Since Christ references God the Spirit, but not God the Father, earlier in the discourse at Mark 13:11 as knowing what to say, it (the OP) is a non-starter of a question, unless one wants to say there is only one God the Spirit by cherry-picking verses out of context and ignoring the whole of Scripture.
But when they shall lead you, and deliver you up, take no thought beforehand what ye shall speak, neither do ye premeditate: but whatsoever shall be given you in that hour, that speak ye: for it is not ye that speak, but the Holy Ghost. Mark 13:11
Upvote:2
One Trinitarian answer is explained in the Church Grammar episode Tough Christology Questions minute 25:28-31:47 on the relationship between Christ's divine and human life.
Your problem:
Jesus here is apparently saying the Holy Spirit doesn't know something. How do Trinitarians, who hold the Holy Spirit as a co-equal person of the Godhead, understand this verse?
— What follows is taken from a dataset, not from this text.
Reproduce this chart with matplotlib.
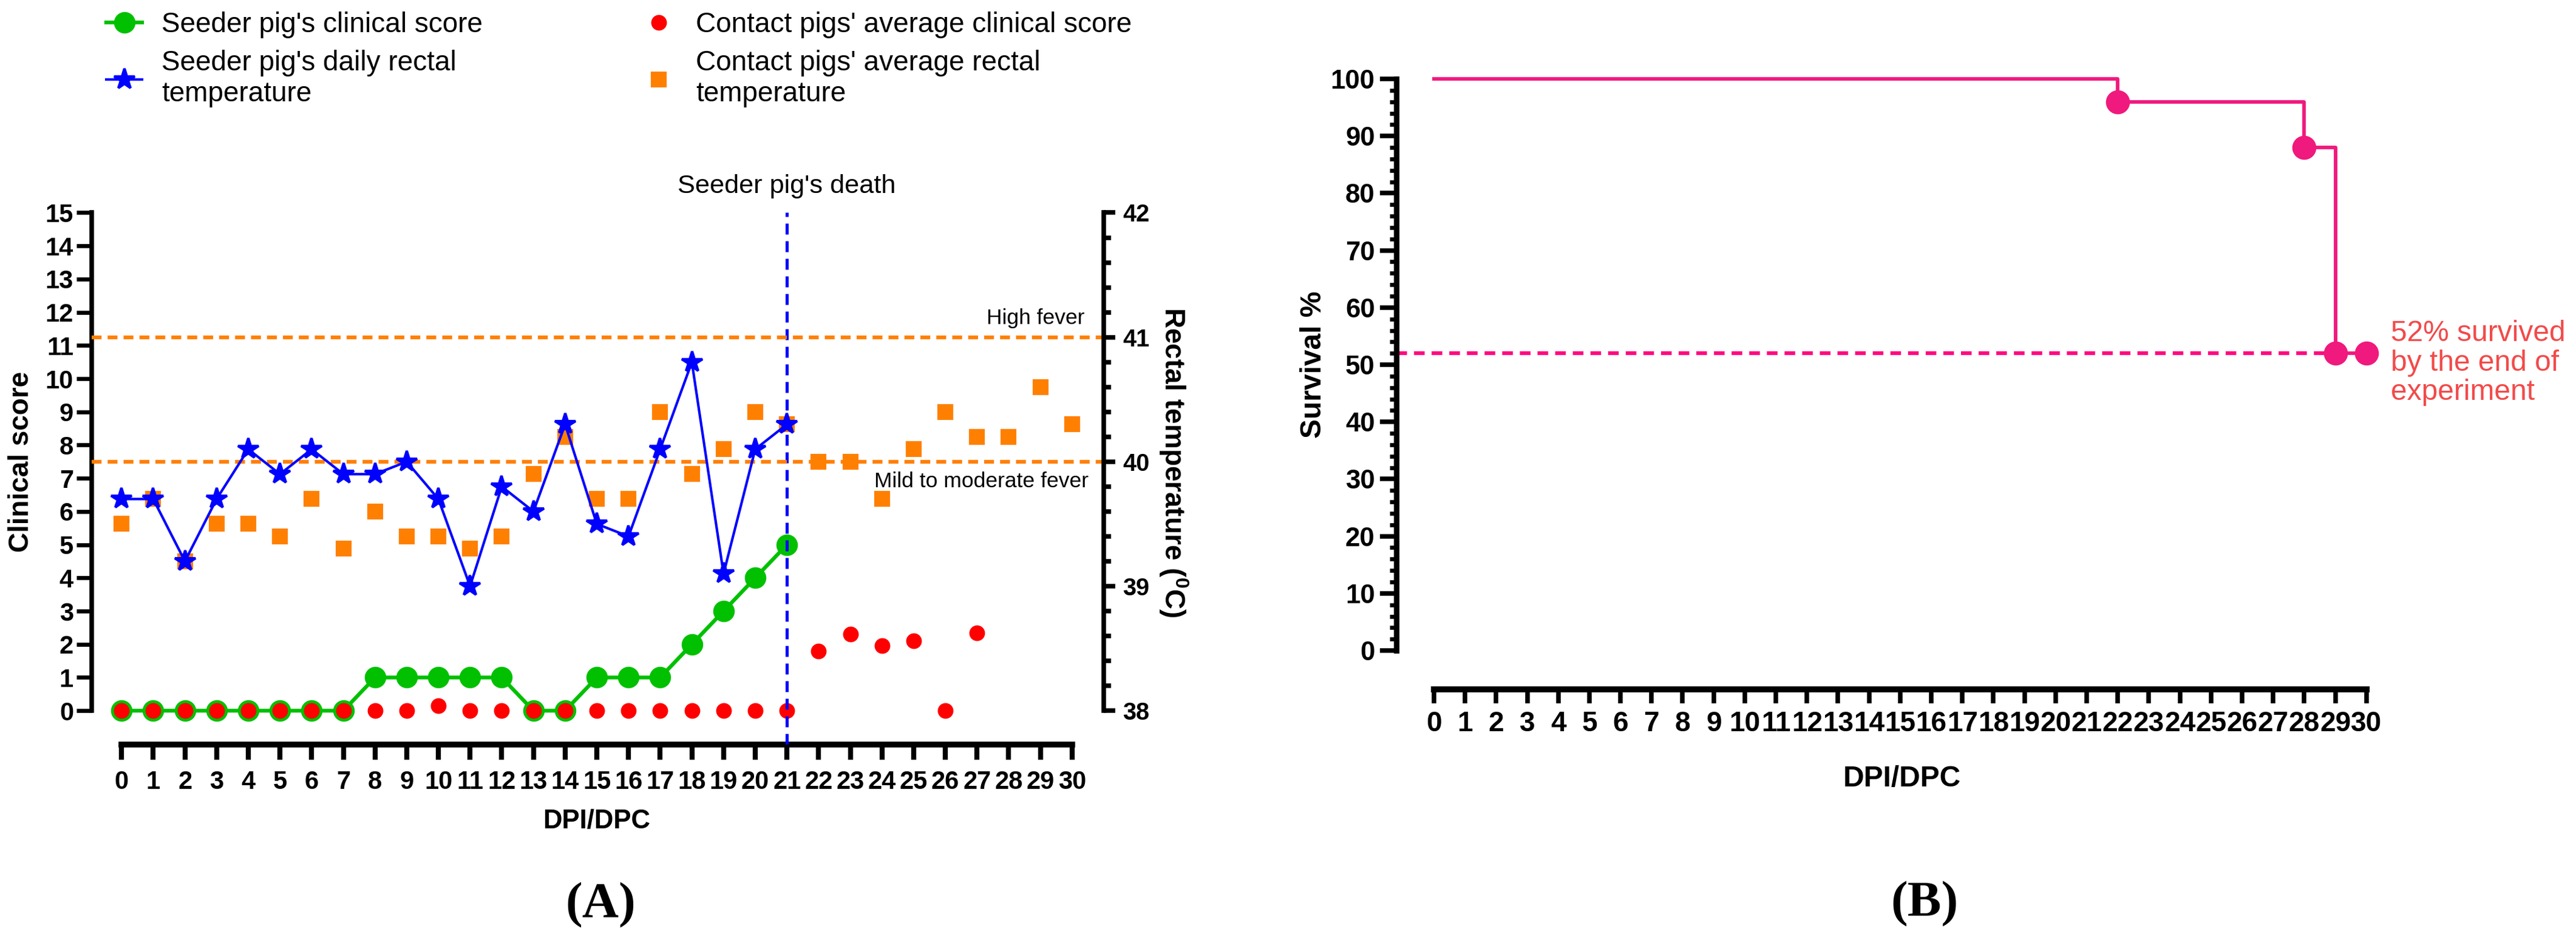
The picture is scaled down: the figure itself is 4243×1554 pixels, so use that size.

Dual nature of Christ (posited by the 3rd council of Constantinople that there are two operations and two wills in Christ) makes it easy: the Holy Spirit (and the Eternal Son) knows, but who from eternity does not inspire the human Christ (a time-bound fleshly "extension" of the eternal Word) to reveal that information to us. Thus in his human nature Christ didn't access that knowledge. With this understanding:
But of that [exact] day or hour no one knows, not even the angels in heaven, nor the Son [in His humanity], but the Father alone.
What is the justification of the above reading? In the Church Grammar episode, Thomas J. White pointed out 2 kinds of knowledge that Jesus has, some of which can NOT be known from his human nature alone (such as knowledge of his own identity), but some which can be known only by prophetic grace when the Holy Spirit reveals the information to Christ's human nature.
BUT the wording of Acts 1:7 (Jesus's answer to the disciples question "Lord, are you restoring the kingdom to Israel at this time?") on the same topic as Mark 13:32 / Matt 24:36, which says "it is not for you to know the times or the seasons ...", implies that Jesus knows some things that he was NOT sent to reveal. So in Acts 1:7 we can deduce that the Holy Spirit didn't impress the human Jesus with this prophetic knowledge since it is not needed for our salvation.
Fr. Thomas White pointed out the pedigree of this reading from the 6th century:
One classical way of reading this goes back to Pope Gregory the Great who was also a theologian of some profundity in the sixth century [which] is to say that the things [Jesus] claims not to know he reveals elsewhere as things he has not been sent to reveal.
CONCLUSION: The Holy Spirit knows, and the Father and the Son who is consubstantial with the Holy Spirit must know also. But in his human nature, Jesus either doesn't know or doesn't want to reveal this knowledge.
Upvote:6
What the Father knows the Spirit also knows, and the Son in his divine nature also knows.
When our Lord was speaking of the Father he was naturally including "the Spirit of the Father". The Holy Spirit is sometimes called the Spirit of Christ - eg Romans 8:9; sometimes the Spirit of God - eg 1 Corinthians 2:11; and sometimes the Spirit of the Father - eg Matthew 10:20.
1 Corinthians 2:11 says:
For who among men knows the thoughts of a man except the spirit of the man which is in him? Even so the thoughts of God no one knows except the Spirit of God.
What the Father knows the Spirit of the Father knows which is in him. Our Lord was not excluding the Holy Spirit when he said only the Father knows.